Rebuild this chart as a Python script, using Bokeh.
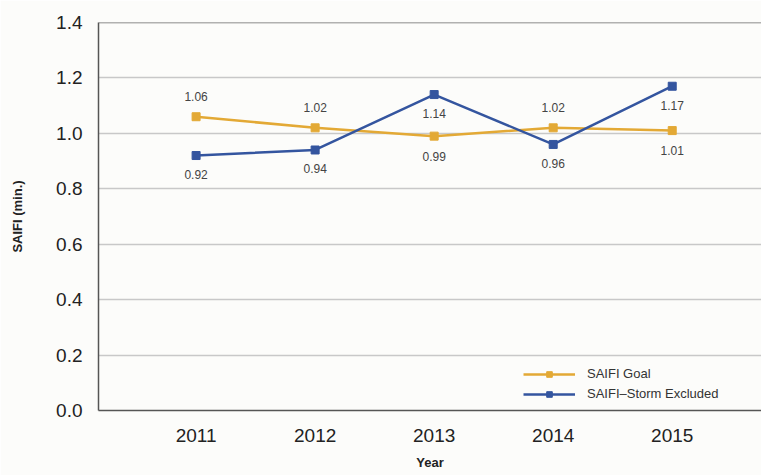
from bokeh.plotting import figure
from bokeh.models import ColumnDataSource, Legend, LegendItem, Span, FixedTicker, CustomJSTickFormatter
from bokeh.core.properties import value
from bokeh.embed import file_html
from bokeh.resources import INLINE

years = [2011, 2012, 2013, 2014, 2015]
goal = [1.06, 1.02, 0.99, 1.02, 1.01]
storm_excl = [0.92, 0.94, 1.14, 0.96, 1.17]
goal_label_pos = ["above", "above", "below", "above", "below"]
storm_label_pos = ["below", "below", "below", "below", "below"]

GOLD = "#e3a935"
BLUE = "#34559f"
BG = "#fcfcfa"
FONT = "Liberation Sans"

p = figure(width=761, height=475, output_backend="svg", toolbar_location=None,
           x_range=(2010.18, 2015.75), y_range=(0, 1.4),
           min_border_left=98, min_border_right=0, min_border_top=22, min_border_bottom=65,
           background_fill_color=BG, border_fill_color=BG)
p.outline_line_color = None

p.xaxis.ticker = FixedTicker(ticks=years)
p.yaxis.ticker = FixedTicker(ticks=[0, 0.2, 0.4, 0.6, 0.8, 1.0, 1.2, 1.4])
p.yaxis.formatter = CustomJSTickFormatter(code="return tick.toFixed(1);")

for ax in (p.xaxis[0], p.yaxis[0]):
    ax.major_tick_line_color = None
    ax.minor_tick_line_color = None
    ax.axis_line_color = "#555555"
    ax.axis_line_width = 1.5
    ax.major_label_text_font = FONT
    ax.major_label_text_font_size = "19px"
    ax.major_label_text_color = "#222222"
    ax.axis_label_text_font = FONT
    ax.axis_label_text_font_size = "13px"
    ax.axis_label_text_font_style = "bold"
    ax.axis_label_text_color = "#222222"

p.xaxis.axis_label = "Year"
p.yaxis.axis_label = "SAIFI (min.)"
p.xaxis.major_label_standoff = 12
p.xaxis.axis_label_standoff = 10
p.yaxis.major_label_standoff = 10
p.yaxis.axis_label_standoff = 28

p.xgrid.grid_line_color = None
p.ygrid.grid_line_color = "#c8c8c8"
p.ygrid.grid_line_width = 1.5
p.add_layout(Span(location=1.4, dimension="width", line_color="#666666", line_width=1.5))

goal_off = [-20 if s == "above" else 20 for s in goal_label_pos]
storm_off = [-20 if s == "above" else 19 for s in storm_label_pos]

src_goal = ColumnDataSource(dict(x=years, y=goal, lab=[f"{v:.2f}" for v in goal], off=goal_off))
src_storm = ColumnDataSource(dict(x=years, y=storm_excl, lab=[f"{v:.2f}" for v in storm_excl], off=storm_off))

gl = p.line("x", "y", source=src_goal, line_color=GOLD, line_width=2.5)
gm = p.scatter("x", "y", source=src_goal, marker="square", size=8, fill_color=GOLD, line_color=GOLD)
bl = p.line("x", "y", source=src_storm, line_color=BLUE, line_width=2.5)
bm = p.scatter("x", "y", source=src_storm, marker="square", size=8, fill_color=BLUE, line_color=BLUE)

for src in (src_goal, src_storm):
    p.text("x", "y", text="lab", source=src, y_offset="off", text_align="center",
           text_baseline="middle", text_font=value(FONT), text_font_size="12px",
           text_color="#444444")

legend = Legend(items=[LegendItem(label="SAIFI Goal", renderers=[gl, gm]),
                       LegendItem(label="SAIFI\u2013Storm Excluded", renderers=[bl, bm])],
                location=(425, 9), background_fill_alpha=0, border_line_color=None,
                label_text_font=FONT, label_text_font_size="13px", label_text_color="#333333",
                glyph_width=52, glyph_height=14, spacing=5, label_standoff=12, padding=4)
p.add_layout(legend)

open("out.html", "w").write(file_html(p, INLINE))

> **YOUR TASK**
Leave out the pictures and restate, word for word, the lines from the top of the data through the line containing "storm_off = [-20", both included.

> **CORRECT RESPONSE**
Rebuild this chart as a Python script, using Bokeh.
from bokeh.plotting import figure
from bokeh.models import ColumnDataSource, Legend, LegendItem, Span, FixedTicker, CustomJSTickFormatter
from bokeh.core.properties import value
from bokeh.embed import file_html
from bokeh.resources import INLINE

years = [2011, 2012, 2013, 2014, 2015]
goal = [1.06, 1.02, 0.99, 1.02, 1.01]
storm_excl = [0.92, 0.94, 1.14, 0.96, 1.17]
goal_label_pos = ["above", "above", "below", "above", "below"]
storm_label_pos = ["below", "below", "below", "below", "below"]

GOLD = "#e3a935"
BLUE = "#34559f"
BG = "#fcfcfa"
FONT = "Liberation Sans"

p = figure(width=761, height=475, output_backend="svg", toolbar_location=None,
           x_range=(2010.18, 2015.75), y_range=(0, 1.4),
           min_border_left=98, min_border_right=0, min_border_top=22, min_border_bottom=65,
           background_fill_color=BG, border_fill_color=BG)
p.outline_line_color = None

p.xaxis.ticker = FixedTicker(ticks=years)
p.yaxis.ticker = FixedTicker(ticks=[0, 0.2, 0.4, 0.6, 0.8, 1.0, 1.2, 1.4])
p.yaxis.formatter = CustomJSTickFormatter(code="return tick.toFixed(1);")

for ax in (p.xaxis[0], p.yaxis[0]):
    ax.major_tick_line_color = None
    ax.minor_tick_line_color = None
    ax.axis_line_color = "#555555"
    ax.axis_line_width = 1.5
    ax.major_label_text_font = FONT
    ax.major_label_text_font_size = "19px"
    ax.major_label_text_color = "#222222"
    ax.axis_label_text_font = FONT
    ax.axis_label_text_font_size = "13px"
    ax.axis_label_text_font_style = "bold"
    ax.axis_label_text_color = "#222222"

p.xaxis.axis_label = "Year"
p.yaxis.axis_label = "SAIFI (min.)"
p.xaxis.major_label_standoff = 12
p.xaxis.axis_label_standoff = 10
p.yaxis.major_label_standoff = 10
p.yaxis.axis_label_standoff = 28

p.xgrid.grid_line_color = None
p.ygrid.grid_line_color = "#c8c8c8"
p.ygrid.grid_line_width = 1.5
p.add_layout(Span(location=1.4, dimension="width", line_color="#666666", line_width=1.5))

goal_off = [-20 if s == "above" else 20 for s in goal_label_pos]
storm_off = [-20 if s == "above" else 19 for s in storm_label_pos]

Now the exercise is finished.